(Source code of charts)
*-*-*
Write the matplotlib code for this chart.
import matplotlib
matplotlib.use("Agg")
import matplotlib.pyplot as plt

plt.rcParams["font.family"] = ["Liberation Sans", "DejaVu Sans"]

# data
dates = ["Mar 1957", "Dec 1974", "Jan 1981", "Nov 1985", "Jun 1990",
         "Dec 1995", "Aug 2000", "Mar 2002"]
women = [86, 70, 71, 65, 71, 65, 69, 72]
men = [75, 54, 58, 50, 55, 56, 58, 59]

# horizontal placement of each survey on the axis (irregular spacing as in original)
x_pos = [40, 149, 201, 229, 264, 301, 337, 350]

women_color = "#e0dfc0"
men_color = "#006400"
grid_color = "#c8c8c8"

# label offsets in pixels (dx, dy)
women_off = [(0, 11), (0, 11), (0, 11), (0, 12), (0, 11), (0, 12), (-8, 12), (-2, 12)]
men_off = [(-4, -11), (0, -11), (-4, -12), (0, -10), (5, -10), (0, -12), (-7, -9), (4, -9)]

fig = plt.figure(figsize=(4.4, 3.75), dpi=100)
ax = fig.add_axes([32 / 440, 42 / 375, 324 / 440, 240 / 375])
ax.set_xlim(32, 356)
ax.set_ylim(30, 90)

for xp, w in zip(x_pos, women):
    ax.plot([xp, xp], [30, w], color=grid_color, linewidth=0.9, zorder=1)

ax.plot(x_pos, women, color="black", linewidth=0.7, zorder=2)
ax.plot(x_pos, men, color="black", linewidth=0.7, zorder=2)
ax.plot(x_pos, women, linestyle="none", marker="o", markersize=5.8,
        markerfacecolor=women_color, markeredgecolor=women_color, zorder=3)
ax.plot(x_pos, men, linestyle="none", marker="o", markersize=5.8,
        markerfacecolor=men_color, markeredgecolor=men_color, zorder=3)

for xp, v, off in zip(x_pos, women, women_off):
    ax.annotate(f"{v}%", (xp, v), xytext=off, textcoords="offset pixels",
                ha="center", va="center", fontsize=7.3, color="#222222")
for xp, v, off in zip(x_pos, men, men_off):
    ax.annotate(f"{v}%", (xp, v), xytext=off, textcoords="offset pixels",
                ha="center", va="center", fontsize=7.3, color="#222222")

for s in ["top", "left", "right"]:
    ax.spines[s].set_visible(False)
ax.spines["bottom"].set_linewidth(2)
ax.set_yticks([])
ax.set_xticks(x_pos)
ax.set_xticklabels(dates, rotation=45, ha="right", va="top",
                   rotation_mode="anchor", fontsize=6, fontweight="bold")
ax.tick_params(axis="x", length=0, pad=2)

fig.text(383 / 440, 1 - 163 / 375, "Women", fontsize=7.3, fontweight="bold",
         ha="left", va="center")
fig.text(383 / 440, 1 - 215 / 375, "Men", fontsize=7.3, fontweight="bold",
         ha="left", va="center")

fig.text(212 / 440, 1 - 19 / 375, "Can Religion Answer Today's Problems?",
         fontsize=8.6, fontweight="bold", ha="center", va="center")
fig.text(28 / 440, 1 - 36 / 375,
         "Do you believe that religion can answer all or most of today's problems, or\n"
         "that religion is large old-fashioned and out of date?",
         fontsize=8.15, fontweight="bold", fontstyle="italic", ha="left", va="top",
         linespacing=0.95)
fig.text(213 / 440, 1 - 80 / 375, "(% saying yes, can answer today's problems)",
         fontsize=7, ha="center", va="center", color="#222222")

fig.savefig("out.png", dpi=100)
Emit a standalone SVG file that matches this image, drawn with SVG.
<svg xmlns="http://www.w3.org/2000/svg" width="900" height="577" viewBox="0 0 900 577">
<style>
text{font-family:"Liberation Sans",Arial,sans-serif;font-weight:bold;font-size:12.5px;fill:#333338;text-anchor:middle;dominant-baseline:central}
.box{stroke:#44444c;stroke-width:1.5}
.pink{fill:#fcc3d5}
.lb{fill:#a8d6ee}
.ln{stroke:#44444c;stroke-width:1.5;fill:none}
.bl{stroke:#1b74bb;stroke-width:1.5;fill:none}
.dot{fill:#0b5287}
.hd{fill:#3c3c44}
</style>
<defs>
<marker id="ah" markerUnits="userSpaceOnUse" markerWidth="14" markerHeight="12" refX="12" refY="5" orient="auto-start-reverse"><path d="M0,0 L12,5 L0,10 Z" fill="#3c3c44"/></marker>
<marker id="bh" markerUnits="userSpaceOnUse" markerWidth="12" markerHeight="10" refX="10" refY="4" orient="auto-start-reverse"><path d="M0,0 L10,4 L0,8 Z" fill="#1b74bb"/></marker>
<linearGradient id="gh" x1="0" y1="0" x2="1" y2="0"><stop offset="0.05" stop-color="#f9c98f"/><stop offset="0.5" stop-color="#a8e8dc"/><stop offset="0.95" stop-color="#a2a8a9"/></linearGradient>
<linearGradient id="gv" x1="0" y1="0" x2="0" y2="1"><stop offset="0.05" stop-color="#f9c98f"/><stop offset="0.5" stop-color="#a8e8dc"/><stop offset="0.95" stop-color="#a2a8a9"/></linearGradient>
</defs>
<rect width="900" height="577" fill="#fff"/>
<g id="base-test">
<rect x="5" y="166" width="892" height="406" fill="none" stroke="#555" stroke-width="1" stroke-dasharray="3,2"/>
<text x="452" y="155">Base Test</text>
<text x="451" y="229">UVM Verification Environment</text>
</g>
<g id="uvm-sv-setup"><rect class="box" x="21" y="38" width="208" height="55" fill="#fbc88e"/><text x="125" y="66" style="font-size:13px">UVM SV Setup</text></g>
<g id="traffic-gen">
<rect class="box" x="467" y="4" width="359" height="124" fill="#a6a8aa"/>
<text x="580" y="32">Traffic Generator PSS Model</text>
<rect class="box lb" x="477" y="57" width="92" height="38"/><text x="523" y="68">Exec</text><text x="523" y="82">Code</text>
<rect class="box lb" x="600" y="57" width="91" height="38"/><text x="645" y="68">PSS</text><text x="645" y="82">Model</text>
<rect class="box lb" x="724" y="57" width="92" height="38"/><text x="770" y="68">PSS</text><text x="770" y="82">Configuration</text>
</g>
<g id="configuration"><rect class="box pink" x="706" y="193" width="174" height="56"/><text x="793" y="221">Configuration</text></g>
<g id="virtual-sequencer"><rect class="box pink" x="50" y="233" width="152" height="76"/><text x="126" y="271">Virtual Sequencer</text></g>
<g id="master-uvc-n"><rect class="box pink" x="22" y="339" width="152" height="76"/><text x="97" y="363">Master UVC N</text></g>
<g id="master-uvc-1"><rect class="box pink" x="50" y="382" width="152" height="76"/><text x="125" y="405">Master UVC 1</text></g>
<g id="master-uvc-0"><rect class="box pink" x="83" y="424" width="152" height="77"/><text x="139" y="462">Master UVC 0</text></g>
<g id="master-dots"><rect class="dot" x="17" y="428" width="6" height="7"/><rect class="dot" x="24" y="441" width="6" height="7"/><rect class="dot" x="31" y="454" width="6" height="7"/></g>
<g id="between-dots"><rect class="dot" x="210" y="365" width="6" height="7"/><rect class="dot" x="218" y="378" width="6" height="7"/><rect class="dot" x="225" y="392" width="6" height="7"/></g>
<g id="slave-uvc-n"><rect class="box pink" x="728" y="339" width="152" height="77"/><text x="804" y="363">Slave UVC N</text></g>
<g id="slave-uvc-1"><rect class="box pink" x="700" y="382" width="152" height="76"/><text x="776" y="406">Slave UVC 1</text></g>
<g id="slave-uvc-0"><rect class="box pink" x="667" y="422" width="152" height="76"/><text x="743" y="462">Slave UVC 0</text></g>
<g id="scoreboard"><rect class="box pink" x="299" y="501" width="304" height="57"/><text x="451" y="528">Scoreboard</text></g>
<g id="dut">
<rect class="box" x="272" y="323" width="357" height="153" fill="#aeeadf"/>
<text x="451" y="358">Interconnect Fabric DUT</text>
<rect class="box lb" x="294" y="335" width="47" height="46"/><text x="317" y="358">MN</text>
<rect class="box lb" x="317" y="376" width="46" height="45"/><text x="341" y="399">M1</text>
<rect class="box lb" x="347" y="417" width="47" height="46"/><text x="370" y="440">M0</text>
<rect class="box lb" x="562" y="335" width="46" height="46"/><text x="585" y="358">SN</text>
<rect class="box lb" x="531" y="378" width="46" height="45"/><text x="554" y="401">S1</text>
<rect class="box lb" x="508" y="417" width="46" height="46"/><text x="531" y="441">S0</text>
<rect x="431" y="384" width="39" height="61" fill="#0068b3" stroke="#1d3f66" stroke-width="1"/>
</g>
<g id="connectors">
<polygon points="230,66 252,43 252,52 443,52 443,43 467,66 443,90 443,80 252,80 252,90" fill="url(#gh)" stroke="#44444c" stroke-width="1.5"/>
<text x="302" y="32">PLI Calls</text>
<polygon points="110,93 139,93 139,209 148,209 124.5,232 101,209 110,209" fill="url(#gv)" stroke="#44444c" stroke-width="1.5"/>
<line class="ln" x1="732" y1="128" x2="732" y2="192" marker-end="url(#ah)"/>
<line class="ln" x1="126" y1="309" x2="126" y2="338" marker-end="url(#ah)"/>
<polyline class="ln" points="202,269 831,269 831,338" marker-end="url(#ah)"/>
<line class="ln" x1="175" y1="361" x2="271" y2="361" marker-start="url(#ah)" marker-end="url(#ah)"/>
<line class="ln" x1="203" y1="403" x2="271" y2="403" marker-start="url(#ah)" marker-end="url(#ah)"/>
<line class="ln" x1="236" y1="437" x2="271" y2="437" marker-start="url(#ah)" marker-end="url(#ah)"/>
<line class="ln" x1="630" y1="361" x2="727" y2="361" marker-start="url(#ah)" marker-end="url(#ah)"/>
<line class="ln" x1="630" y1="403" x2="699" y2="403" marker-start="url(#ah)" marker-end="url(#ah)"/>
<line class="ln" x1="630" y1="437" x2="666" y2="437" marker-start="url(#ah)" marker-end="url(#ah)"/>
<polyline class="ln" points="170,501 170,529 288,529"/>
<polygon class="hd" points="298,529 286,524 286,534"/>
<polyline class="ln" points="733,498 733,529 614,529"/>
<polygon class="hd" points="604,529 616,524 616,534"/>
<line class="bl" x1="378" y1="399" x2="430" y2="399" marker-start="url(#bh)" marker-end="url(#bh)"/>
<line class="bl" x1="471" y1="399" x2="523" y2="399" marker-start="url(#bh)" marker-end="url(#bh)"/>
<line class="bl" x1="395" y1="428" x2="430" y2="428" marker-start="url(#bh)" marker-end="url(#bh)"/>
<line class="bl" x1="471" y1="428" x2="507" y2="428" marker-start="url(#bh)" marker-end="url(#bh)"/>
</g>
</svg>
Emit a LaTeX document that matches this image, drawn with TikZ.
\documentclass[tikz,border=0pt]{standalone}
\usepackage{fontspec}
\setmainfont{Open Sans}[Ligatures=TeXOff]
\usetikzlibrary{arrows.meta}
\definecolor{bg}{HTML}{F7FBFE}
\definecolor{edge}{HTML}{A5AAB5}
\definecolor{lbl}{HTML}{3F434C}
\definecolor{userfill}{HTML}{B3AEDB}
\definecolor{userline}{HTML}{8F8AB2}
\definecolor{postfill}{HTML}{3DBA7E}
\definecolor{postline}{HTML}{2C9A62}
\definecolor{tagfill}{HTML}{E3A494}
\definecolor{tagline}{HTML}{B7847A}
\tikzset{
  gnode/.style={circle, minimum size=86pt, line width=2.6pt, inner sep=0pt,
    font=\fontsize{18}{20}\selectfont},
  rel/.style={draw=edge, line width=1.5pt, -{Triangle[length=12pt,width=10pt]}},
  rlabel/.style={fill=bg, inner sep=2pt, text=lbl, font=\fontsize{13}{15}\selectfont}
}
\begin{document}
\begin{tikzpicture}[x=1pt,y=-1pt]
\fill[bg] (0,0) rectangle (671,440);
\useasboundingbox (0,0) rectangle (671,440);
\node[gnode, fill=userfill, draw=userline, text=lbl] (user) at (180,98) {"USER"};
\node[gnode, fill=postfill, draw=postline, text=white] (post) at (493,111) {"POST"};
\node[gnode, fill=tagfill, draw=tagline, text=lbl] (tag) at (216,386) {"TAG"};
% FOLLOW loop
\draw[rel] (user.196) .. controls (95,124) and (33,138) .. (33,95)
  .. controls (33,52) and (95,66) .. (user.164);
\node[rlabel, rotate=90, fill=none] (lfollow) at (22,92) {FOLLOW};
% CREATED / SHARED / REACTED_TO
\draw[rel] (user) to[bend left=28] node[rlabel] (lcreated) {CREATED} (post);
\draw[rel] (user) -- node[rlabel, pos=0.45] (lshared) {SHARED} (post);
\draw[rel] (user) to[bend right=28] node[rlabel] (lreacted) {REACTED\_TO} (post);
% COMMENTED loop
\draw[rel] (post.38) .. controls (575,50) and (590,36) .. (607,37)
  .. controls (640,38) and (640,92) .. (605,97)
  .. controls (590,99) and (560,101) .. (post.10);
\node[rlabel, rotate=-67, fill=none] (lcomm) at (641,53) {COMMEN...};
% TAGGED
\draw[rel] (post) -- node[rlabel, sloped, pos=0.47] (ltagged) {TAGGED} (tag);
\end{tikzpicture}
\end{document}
*-*-*
What to produce: Isolate the lines above that contain the word "drawn" and copy them.

Final answer:
Emit a standalone SVG file that matches this image, drawn with SVG.
Emit a LaTeX document that matches this image, drawn with TikZ.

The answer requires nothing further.